Each request `may` be passed a callback. These are not two-cased
(success & failure) EM deferrables, but standard Ruby callbacks. The
rationale behind this is that there are no usual success/failure
responses, but you will want to evaluate a ``response[:status]``
yourself to check for cache miss, version conflict, network
disconnects etc.

A callback may be kept if it returns ``:proceed`` to catch
multi-response commands such as ``STAT``.

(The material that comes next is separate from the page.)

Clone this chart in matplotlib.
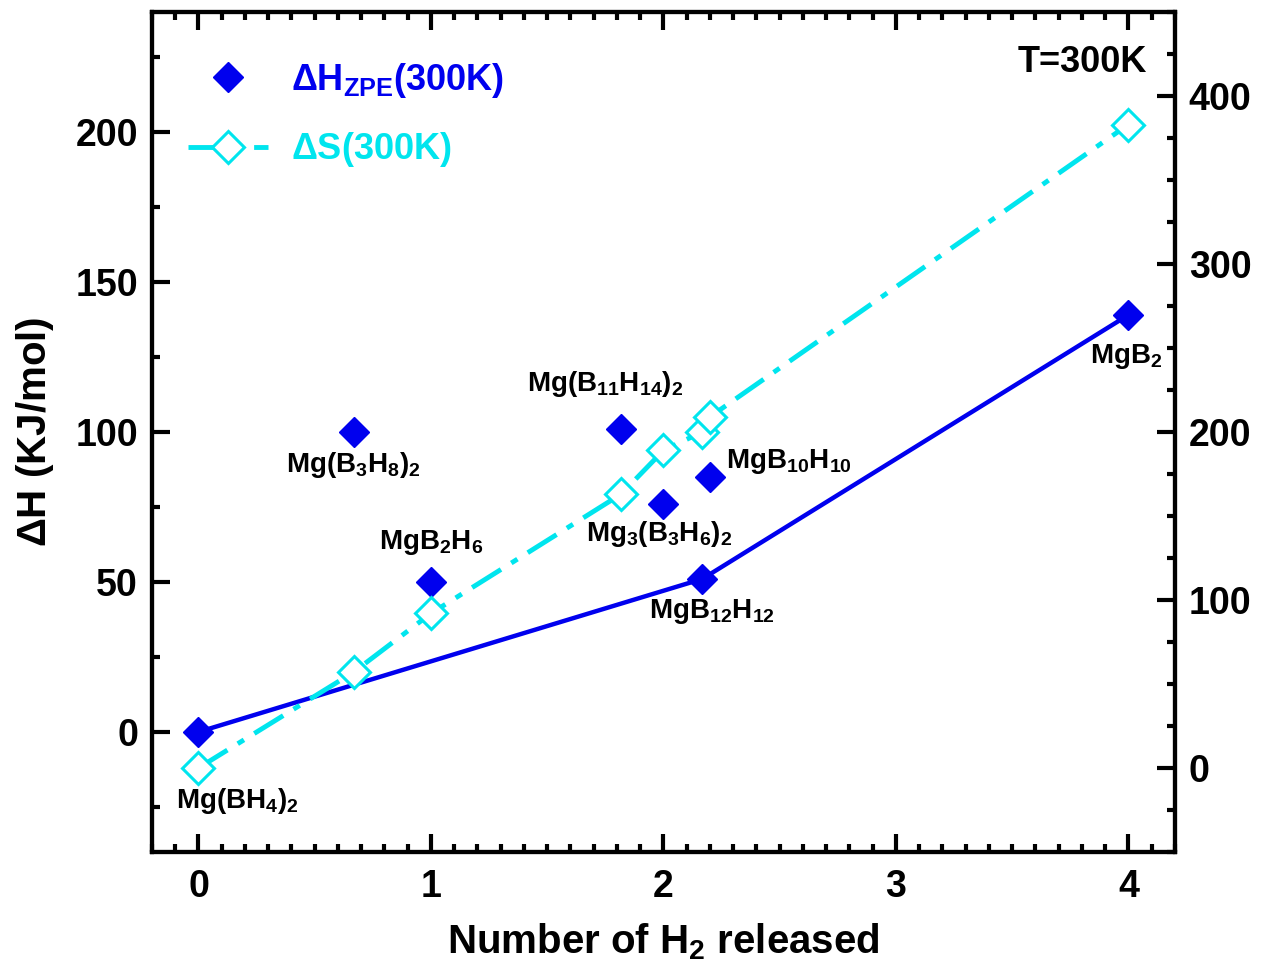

remcached has been built with **fault tolerance** in mind: a callback
will be called with just ``{:status => Memcached::Errors::DISCONNECTED}``
if the network connection has went away. Thus, you can expect your
callback will be called, except of course you're using `quiet`
commands. In that case, only a "non-usual response" from the server or
a network failure will invoke your block.

Multi commands
--------------

The technique is described in the `binary protocol`_ spec in section
**4.2**. ``Memcached.multi_operation`` will help you exactly with
that, sending lots of those `quiet` commands, except for the last,
which will be a `normal` command to trigger an acknowledge for all
commands.

This is of course implemented per-server to accomodate
load-balancing.

Usage
-----

First, pass your memcached servers to the library::

Memcached.servers = %w(localhost localhost:11212 localhost:11213)

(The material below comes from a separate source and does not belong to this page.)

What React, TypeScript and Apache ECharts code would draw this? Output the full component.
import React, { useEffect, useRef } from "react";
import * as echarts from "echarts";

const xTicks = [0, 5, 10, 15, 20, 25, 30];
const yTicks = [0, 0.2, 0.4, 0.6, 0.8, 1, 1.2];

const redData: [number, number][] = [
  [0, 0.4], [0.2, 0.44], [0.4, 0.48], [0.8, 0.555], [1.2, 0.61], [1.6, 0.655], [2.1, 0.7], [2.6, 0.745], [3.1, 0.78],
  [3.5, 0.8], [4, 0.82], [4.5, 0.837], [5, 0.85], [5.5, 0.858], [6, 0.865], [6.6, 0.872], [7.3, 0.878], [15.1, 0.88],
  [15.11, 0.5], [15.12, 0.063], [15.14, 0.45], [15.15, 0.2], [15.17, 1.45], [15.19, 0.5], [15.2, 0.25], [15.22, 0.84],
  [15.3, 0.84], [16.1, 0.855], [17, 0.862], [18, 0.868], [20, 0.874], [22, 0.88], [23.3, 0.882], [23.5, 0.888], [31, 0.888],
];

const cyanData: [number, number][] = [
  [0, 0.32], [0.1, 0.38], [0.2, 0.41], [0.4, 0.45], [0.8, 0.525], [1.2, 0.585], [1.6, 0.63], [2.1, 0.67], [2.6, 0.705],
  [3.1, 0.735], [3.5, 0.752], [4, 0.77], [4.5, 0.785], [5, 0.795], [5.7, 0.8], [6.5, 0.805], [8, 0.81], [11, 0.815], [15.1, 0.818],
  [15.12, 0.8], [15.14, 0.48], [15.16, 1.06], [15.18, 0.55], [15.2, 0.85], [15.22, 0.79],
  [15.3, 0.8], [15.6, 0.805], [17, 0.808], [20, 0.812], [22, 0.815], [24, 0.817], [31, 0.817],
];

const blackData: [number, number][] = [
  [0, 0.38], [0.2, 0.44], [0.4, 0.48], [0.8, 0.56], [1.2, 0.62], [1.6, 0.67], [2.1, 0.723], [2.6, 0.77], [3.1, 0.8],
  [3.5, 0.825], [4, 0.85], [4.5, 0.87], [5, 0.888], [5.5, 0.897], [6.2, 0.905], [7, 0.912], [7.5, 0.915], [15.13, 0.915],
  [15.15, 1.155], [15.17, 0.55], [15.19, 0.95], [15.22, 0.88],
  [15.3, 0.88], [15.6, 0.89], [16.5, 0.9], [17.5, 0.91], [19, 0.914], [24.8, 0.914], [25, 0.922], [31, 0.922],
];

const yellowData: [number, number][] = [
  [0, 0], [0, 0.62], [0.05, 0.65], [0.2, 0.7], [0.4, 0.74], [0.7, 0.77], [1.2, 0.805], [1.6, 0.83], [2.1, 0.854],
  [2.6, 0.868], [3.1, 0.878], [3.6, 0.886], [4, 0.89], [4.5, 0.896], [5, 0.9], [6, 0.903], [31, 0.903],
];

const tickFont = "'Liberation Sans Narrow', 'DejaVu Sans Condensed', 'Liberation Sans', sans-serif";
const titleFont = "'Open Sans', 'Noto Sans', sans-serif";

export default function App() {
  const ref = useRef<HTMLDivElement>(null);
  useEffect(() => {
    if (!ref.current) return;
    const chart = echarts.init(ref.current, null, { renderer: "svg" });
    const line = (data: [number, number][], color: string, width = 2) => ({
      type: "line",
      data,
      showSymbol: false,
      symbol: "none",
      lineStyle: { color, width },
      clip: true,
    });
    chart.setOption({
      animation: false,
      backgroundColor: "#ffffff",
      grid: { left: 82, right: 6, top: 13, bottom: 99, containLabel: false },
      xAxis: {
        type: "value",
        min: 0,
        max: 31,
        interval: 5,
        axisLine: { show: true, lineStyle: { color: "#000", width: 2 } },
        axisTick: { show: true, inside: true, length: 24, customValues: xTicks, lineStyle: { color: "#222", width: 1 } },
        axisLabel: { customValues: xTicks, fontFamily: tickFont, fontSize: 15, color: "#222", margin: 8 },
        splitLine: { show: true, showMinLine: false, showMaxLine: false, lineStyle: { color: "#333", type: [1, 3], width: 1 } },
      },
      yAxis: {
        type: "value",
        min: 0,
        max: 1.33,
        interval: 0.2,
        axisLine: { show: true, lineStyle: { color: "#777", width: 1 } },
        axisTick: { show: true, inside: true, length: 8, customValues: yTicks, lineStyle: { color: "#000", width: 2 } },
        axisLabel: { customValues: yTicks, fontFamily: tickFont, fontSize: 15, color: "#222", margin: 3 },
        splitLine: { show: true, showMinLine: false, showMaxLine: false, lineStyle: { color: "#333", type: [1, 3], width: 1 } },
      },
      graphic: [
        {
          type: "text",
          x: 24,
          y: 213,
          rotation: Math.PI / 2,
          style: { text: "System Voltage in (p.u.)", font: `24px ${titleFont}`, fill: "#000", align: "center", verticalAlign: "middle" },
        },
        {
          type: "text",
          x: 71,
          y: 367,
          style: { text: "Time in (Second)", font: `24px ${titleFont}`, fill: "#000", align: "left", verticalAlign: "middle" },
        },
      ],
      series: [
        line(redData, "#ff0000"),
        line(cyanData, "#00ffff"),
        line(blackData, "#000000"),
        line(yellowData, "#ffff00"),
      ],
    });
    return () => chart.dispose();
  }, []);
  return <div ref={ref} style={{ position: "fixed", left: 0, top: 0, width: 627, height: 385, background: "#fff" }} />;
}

Note that it won't be connected immediately. Use ``Memcached.usable?``
to check. This however complicates your own code and you can check
``response[:status] == Memcached::Errors::DISCONNECTED`` for network
errors in all your response callbacks.

Further usage is pretty straight-forward::

Memcached.get(:key => 'Hello') do |response|
case response[:status]
when Memcached::Errors::NO_ERROR
use_cached_value response[:value] # ...
when Memcached::Errors::KEY_NOT_FOUND
refresh_cache! # ...
when Memcached::Errors::DISCONNECTED
proceed_uncached # ...
else
cry_for_help # ...
end
end
end
Memcached.set(:key => 'Hello', :value => 'World',
:expiration => 600) do |response|
case response[:status]
when Memcached::Errors::NO_ERROR
# That's good
when Memcached::Errors::DISCONNECTED
# Maybe stop filling the cache for now?
else
# What could've gone wrong?
end
end
end

Multi-commands may require a bit of precaution::

Memcached.multi_get([{:key => 'foo'},
{:key => 'bar'}]) do |responses|
# responses is now a hash of Key => Response
end

It's not guaranteed that any of these keys will be present in the
response. Moreover, they may be present even if they are a usual
response because the last request is always non-quiet.